DICHOTOMY SURROUNDING THE NEW AGRICULTURAL BILL, 2020

“Jai Jawaan, Jai Kisaan!”

 

This slogan by our second Prime Minister, Shri Lal Bhahadur Shasti in 1965 resonates and reverberates within every Indian, not only our farmers. This article discusses whether the new Farm Bills will do justice to this slogan.

 

Agriculture is the primary source of livelihood for about 58 per cent of India’s population. Gross Value Added (GVA) by agriculture, forestry and fishing was estimated at Rs 19.48 lakh crore in FY20. Growth in GVA in agriculture and allied sectors stood at 4 per cent in FY20.

 
The Indian food industry is poised for huge growth, increasing its contribution to world food trade every year due to its immense potential for value addition, particularly within the food processing industry. Indian food and grocery market is the world’s sixth largest, with retail contributing 70 per cent of the sales. The Indian food processing industry accounts for 32 per cent of the country’s total food market, one of the largest industries in India and is ranked fifth in terms of production, consumption, export and expected growth.

 

Agricultural markets in India are mainly regulated by state Agriculture Produce Marketing Committee (APMC) laws.  APMCs were set up with the objective of ensuring fair trade between buyers and sellers for effective price discovery of farmers’ produce.

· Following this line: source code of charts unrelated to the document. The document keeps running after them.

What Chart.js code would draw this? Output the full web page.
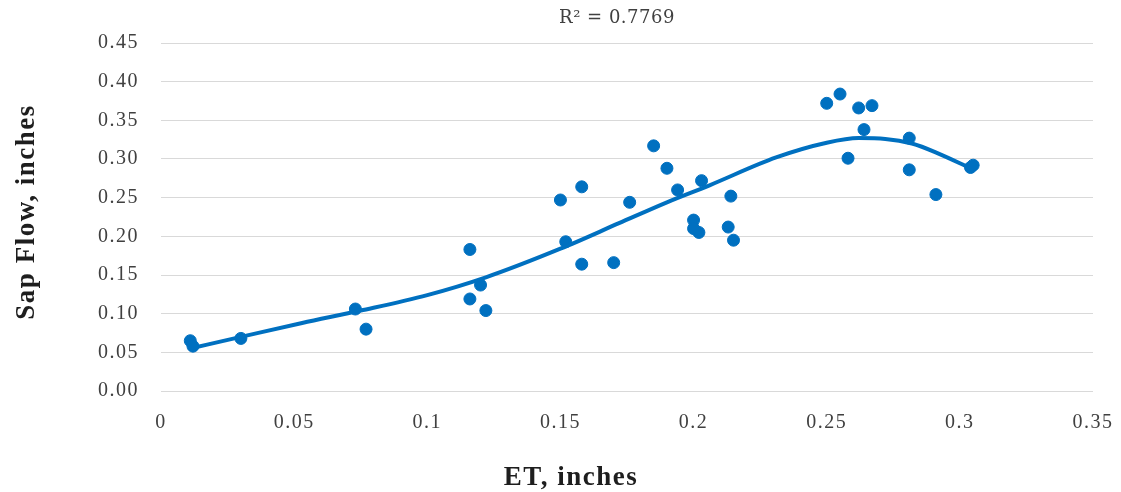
<!DOCTYPE html>
<html lang="en">
<head>
  <meta charset="UTF-8">
  <title>Sap Flow vs ET</title>
  <script src="https://cdn.jsdelivr.net/npm/chart.js"></script>
  <style>
    html, body { margin: 0; padding: 0; background: #fff; }
    #wrap { width: 1121px; height: 492px; }
  </style>
</head>
<body>
<div id="wrap"><canvas id="sapChart"></canvas></div>
<script>
  // observed points
  const etValues = [0.011, 0.012, 0.030, 0.073, 0.077, 0.116, 0.116, 0.120, 0.122,
    0.150, 0.152, 0.158, 0.158, 0.170, 0.176, 0.185, 0.190, 0.194, 0.200, 0.200, 0.202, 0.203,
    0.213, 0.214, 0.215, 0.250, 0.255, 0.258, 0.262, 0.264, 0.267, 0.281, 0.281, 0.291, 0.305, 0.304];
  const sapValues = [0.065, 0.058, 0.068, 0.106, 0.080, 0.183, 0.119, 0.137, 0.104,
    0.247, 0.193, 0.264, 0.164, 0.166, 0.244, 0.317, 0.288, 0.260, 0.221, 0.210, 0.205, 0.272,
    0.212, 0.252, 0.195, 0.372, 0.384, 0.301, 0.366, 0.338, 0.369, 0.327, 0.286, 0.254, 0.292, 0.289];

  // polynomial trendline
  const trendEt = [0.011, 0.030, 0.053, 0.075, 0.100, 0.122, 0.150, 0.172, 0.190, 0.206,
    0.231, 0.250, 0.262, 0.272, 0.282, 0.292, 0.304];
  const trendSap = [0.055, 0.070, 0.088, 0.104, 0.124, 0.147, 0.184, 0.217, 0.244, 0.266,
    0.302, 0.321, 0.327, 0.326, 0.320, 0.307, 0.288];

  const xTickLabels = ["0", "0.05", "0.1", "0.15", "0.2", "0.25", "0.3", "0.35"];
  const yTickLabels = ["0.00", "0.05", "0.10", "0.15", "0.20", "0.25", "0.30", "0.35", "0.40", "0.45"];
  const rSquared = "R\u00B2 = 0.7769";
  const xTitle = "ET, inches";
  const yTitle = "Sap Flow, inches";

  const blue = "#0070C0";
  const serif = "'Liberation Serif', 'Times New Roman', serif";

  // text that sits outside the plot: R² and axis titles
  const labels = {
    id: "labels",
    beforeDraw(chart) { chart.ctx.letterSpacing = "1.5px"; },
    afterDraw(chart) {
      const ctx = chart.ctx;
      const area = chart.chartArea;
      ctx.save();
      ctx.letterSpacing = "0.5px";
      ctx.font = "18px 'DejaVu Serif', serif";
      ctx.fillStyle = "#404040";
      ctx.textAlign = "center";
      ctx.textBaseline = "middle";
      ctx.fillText(rSquared, (area.left + area.right) / 2 - 10, 18);

      ctx.letterSpacing = "1.5px";
      ctx.font = "bold 27px " + serif;
      ctx.fillStyle = "#1e1e1e";
      ctx.textBaseline = "alphabetic";
      ctx.fillText(xTitle, 571, 485);

      ctx.translate(34, 212);
      ctx.rotate(-Math.PI / 2);
      ctx.fillText(yTitle, 0, 0);
      ctx.restore();
    }
  };

  const points = etValues.map((x, i) => ({ x: x, y: sapValues[i] }));
  const trend = trendEt.map((x, i) => ({ x: x, y: trendSap[i] }));

  new Chart(document.getElementById("sapChart"), {
    type: "scatter",
    data: {
      datasets: [{
        label: "Sap Flow",
        data: points,
        backgroundColor: blue,
        borderColor: blue,
        pointRadius: 6,
        pointHoverRadius: 6,
        order: 2
      }, {
        label: "Poly. trend",
        type: "line",
        data: trend,
        borderColor: blue,
        borderWidth: 4,
        pointRadius: 0,
        fill: false,
        cubicInterpolationMode: "monotone",
        order: 1
      }]
    },
    options: {
      responsive: true,
      maintainAspectRatio: false,
      animation: false,
      layout: { padding: { top: 43, right: 28, left: 0, bottom: 0 } },
      plugins: {
        legend: { display: false },
        tooltip: { enabled: false }
      },
      scales: {
        x: {
          type: "linear",
          min: 0,
          max: 0.35,
          afterFit(scale) {
            scale.height = 101;
            scale.paddingLeft = 0;
            scale.paddingRight = 0;
          },
          afterBuildTicks(scale) {
            scale.ticks = xTickLabels.map((t, i) => ({ value: i * 0.05 }));
          },
          grid: { display: false, drawTicks: false },
          border: { display: false },
          ticks: {
            padding: 20,
            color: "#404040",
            font: { family: serif, size: 20 },
            maxRotation: 0,
            callback: (v, i) => xTickLabels[i]
          }
        },
        y: {
          min: 0,
          max: 0.45,
          afterFit(scale) {
            scale.width = 161;
            scale.paddingTop = 0;
            scale.paddingBottom = 0;
          },
          afterBuildTicks(scale) {
            scale.ticks = yTickLabels.map((t, i) => ({ value: i * 0.05 }));
          },
          grid: { color: "#d9d9d9", lineWidth: 1, drawTicks: false },
          border: { display: false },
          ticks: {
            padding: 22,
            color: "#404040",
            font: { family: serif, size: 20 },
            callback: (v, i) => yTickLabels[i]
          }
        }
      }
    },
    plugins: [labels]
  });
</script>
</body>
</html>
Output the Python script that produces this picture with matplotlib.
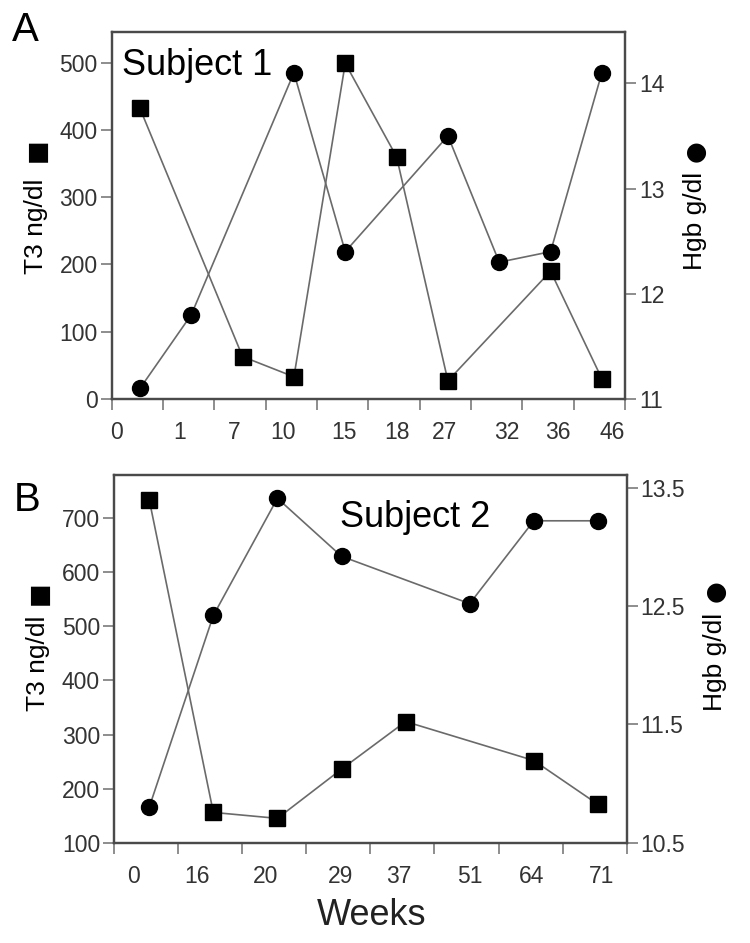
import matplotlib
matplotlib.use('Agg')
import matplotlib.pyplot as plt

plt.rcParams['font.family'] = ['Liberation Sans', 'DejaVu Sans']

# ---------------- data ----------------
# Panel A (Subject 1)
a_weeks = ['0', '1', '7', '10', '15', '18', '27', '32', '36', '46']
a_t3_weeks = ['0', '7', '10', '15', '18', '27', '36', '46']
a_t3 = [432, 63, 33, 499, 360, 27, 190, 30]
a_hgb_weeks = ['0', '1', '10', '15', '27', '32', '36', '46']
a_hgb = [11.1, 11.8, 14.1, 12.4, 13.5, 12.3, 12.4, 14.1]

# Panel B (Subject 2)
b_weeks = ['0', '16', '20', '29', '37', '51', '64', '71']
b_t3_weeks = ['0', '16', '20', '29', '37', '64', '71']
b_t3 = [734, 156, 145, 236, 324, 252, 171]
b_hgb_weeks = ['0', '16', '20', '29', '51', '64', '71']
b_hgb = [10.8, 12.42, 13.41, 12.92, 12.52, 13.22, 13.22]

# label positions (layout) in category units
a_label_pos = [0.10, 1.33, 2.38, 3.34, 4.53, 5.56, 6.49, 7.70, 8.69, 9.75]
b_label_pos = [0.30, 1.30, 2.36, 3.53, 4.45, 5.55, 6.52, 7.61]

W, H = 750, 943
fig = plt.figure(figsize=(W / 100, H / 100), dpi=100)

SPINE = '#4a4a4a'
TICK = '#7a7a7a'
LAB = '#333333'
LINE = '#6a6a6a'
OFF = 0.55


def panel(rect, cats, t3w, t3, hgbw, hgb, lpos, ylim_l, yt_l, ylim_r, yt_r, yt_r_lbl):
    ax = fig.add_axes(rect)
    ax2 = ax.twinx()
    xs_t3 = [cats.index(w) + OFF for w in t3w]
    xs_h = [cats.index(w) + OFF for w in hgbw]
    ax.plot(xs_t3, t3, color=LINE, lw=1.2, zorder=2)
    ax.plot(xs_t3, t3, ls='none', marker='s', ms=11.5, color='black', zorder=3)
    ax2.plot(xs_h, hgb, color=LINE, lw=1.2, zorder=2)
    ax2.plot(xs_h, hgb, ls='none', marker='o', ms=11.5, color='black', zorder=3)
    n = len(cats)
    ax.set_xlim(0, n)
    ax.set_ylim(*ylim_l)
    ax2.set_ylim(*ylim_r)
    ax.set_yticks(yt_l)
    ax2.set_yticks(yt_r)
    ax2.set_yticklabels(yt_r_lbl)
    ax.set_xticks(lpos)
    ax.set_xticklabels(cats)
    ax.set_xticks(range(n + 1), minor=True)
    ax.tick_params(axis='x', which='major', length=0, pad=16, labelsize=16.5, labelcolor=LAB)
    ax.tick_params(axis='x', which='minor', length=8, width=1.2, color=TICK)
    ax.tick_params(axis='y', length=8, width=1.2, color=TICK, labelsize=16.5, labelcolor=LAB, pad=2)
    ax2.tick_params(axis='y', length=8, width=1.2, color=TICK, labelsize=16.5, labelcolor=LAB, pad=2)
    for a in (ax, ax2):
        for s in a.spines.values():
            s.set_color(SPINE)
            s.set_linewidth(1.6)
    return ax, ax2


panel([111.7 / W, 1 - 399 / H, 513.3 / W, 367.3 / H], a_weeks, a_t3_weeks, a_t3, a_hgb_weeks, a_hgb,
      a_label_pos, (0, 546), [0, 100, 200, 300, 400, 500], (11, 14.49), [11, 12, 13, 14],
      ['11', '12', '13', '14'])
panel([114 / W, 1 - 842.7 / H, 512.7 / W, 367.7 / H], b_weeks, b_t3_weeks, b_t3, b_hgb_weeks, b_hgb,
      b_label_pos, (100, 780), [100, 200, 300, 400, 500, 600, 700], (10.5, 13.607), [10.5, 11.5, 12.5, 13.5],
      ['10.5', '11.5', '12.5', '13.5'])


def ftxt(x, y, s, **kw):
    fig.text(x / W, 1 - y / H, s, **kw)


ftxt(12, 41, 'A', fontsize=29, va='baseline', ha='left')
ftxt(14, 511, 'B', fontsize=29, va='baseline', ha='left')
ftxt(122, 75, 'Subject 1', fontsize=26, va='baseline', ha='left')
ftxt(340, 527, 'Subject 2', fontsize=26, va='baseline', ha='left')
ftxt(372, 925, 'Weeks', fontsize=26, va='baseline', ha='center', color='#222222')

# axis titles: (x, text-centre y, symbol-centre y)
left_lab = [(36, 226, 150), (38, 663, 593)]
right_lab = [(695, 221, 151), (715, 662, 591)]
for x, yt, ys in left_lab:
    ftxt(x, yt, 'T3 ng/dl', fontsize=19, rotation=90, ha='center', va='center')
    ftxt(x + 1, ys, '\u25A0', fontsize=18, rotation=90, ha='center', va='center', family='DejaVu Sans')
for x, yt, ys in right_lab:
    ftxt(x, yt, 'Hgb g/dl', fontsize=19, rotation=90, ha='center', va='center')
    ftxt(x + 1, ys, '\u25CF', fontsize=18, rotation=90, ha='center', va='center', family='DejaVu Sans')

fig.savefig('out.png', dpi=100)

Each state which operates APMC markets geographically divide the state. Markets (mandis) are established at different places within the state. Farmers are required to sell their produce via auction at the mandi in their region. Traders require a license to operate within a mandi. Wholesale and retail traders and food processing companies cannot buy produce directly from a farmer. Also, if any farmer is unable to sell their produce, the Government buys that at MSP (minimum support price) so that the farmers do not incur losses. This also gives farmers the incentive to produce. APMCs can: (i) regulate the trade of farmers’ produce by providing licenses to buyers, commission agents, and private markets, (ii) levy market fees or any other charges on such trade, and (iii) provide necessary infrastructure within their markets to facilitate the trade.

 

But the Standing Committee on Agriculture, in 2018-2019, observed certain drawbacks in the implementation of the APMC laws like, (i) cartelization, and (ii) undue deductions in the form of commission charges and market fees.

 

To tackle the drawbacks and ensure agriculture growth along with growth of farmers of India, the Central Government, on June 5, 2020, promulgated three Ordinances:

 

(i) the Farmers’ Produce Trade and Commerce (Promotion and Facilitation) Ordinance, 2020,

 

The farmers’ produce trade and commerce (promotion and felicitation) ordinance, 2020 allows intra-state and inter-state trade of farmers’ produce beyond the physical premises of APMC markets.  State governments are prohibited from levying any market fee, tax, or levy outside APMC areas. 

 

(ii) the Farmers (Empowerment and Protection) Agreement on Price Assurance and Farm Services Ordinance, 2020,

 

The Farmers Agreement Ordinance creates a framework for contract farming through an agreement between a farmer and a buyer prior to the production or rearing of any farm produce.  It provides for a three-level dispute settlement mechanism: the conciliation board, Sub-Divisional Magistrate and Appellate Authority.

 

(iii) the Essential Commodities (Amendment) Ordinance, 2020.

 

The Essential Commodities (Amendment) Ordinance, 2020 allows the central government to regulate the supply of certain food items only under extraordinary circumstances (such as war and famine).  Stock limits may be imposed on agricultural produce only if there is a steep price rise. 

 

The Government believes that these Bills would transform the agricultural sector and will make the farmer independent of the government-controlled markets and fetch them better prices for their produce. The Centre also assures to double the income of the farmers by the year 2022.

 

But the farmers have not welcomed this new change with open arms. They are apprehensive about the minimum support price (MSP) since selling their produce out of mandis might mean they cannot claim the MSP from the government. They are also skeptical about the agri-businesses and big retailers, who might have an upper hand in negotiations. Another point of concern is that this will not be beneficial for the small farmers.

 

In the year 2006, Bihar repealed its APMC Act with a similar objective to attract private investment in the sector and gave charge of the markets to the concerned sub-divisional officers in that area.  This resulted in a lack of required marketing infrastructure as the existing infrastructure eroded over time due to poor upkeep.  In unregulated markets, farmers faced issues such as high transaction charges and lack of information on prices and arrival of produce.  The Committee of State Ministers, constituted in 2010 for agricultural marketing reforms, observed that complete deregulation of markets did not help in attracting any private investment. The Committee noted that there is a need for an appropriate legal and institutional structure with a progressive type of regulation to ensure orderly functioning of markets and to attract investment for infrastructure development.

 

Now the question is, will the Indian Government be able to achieve the goals that were set by this bill or will it struggle to find its footing?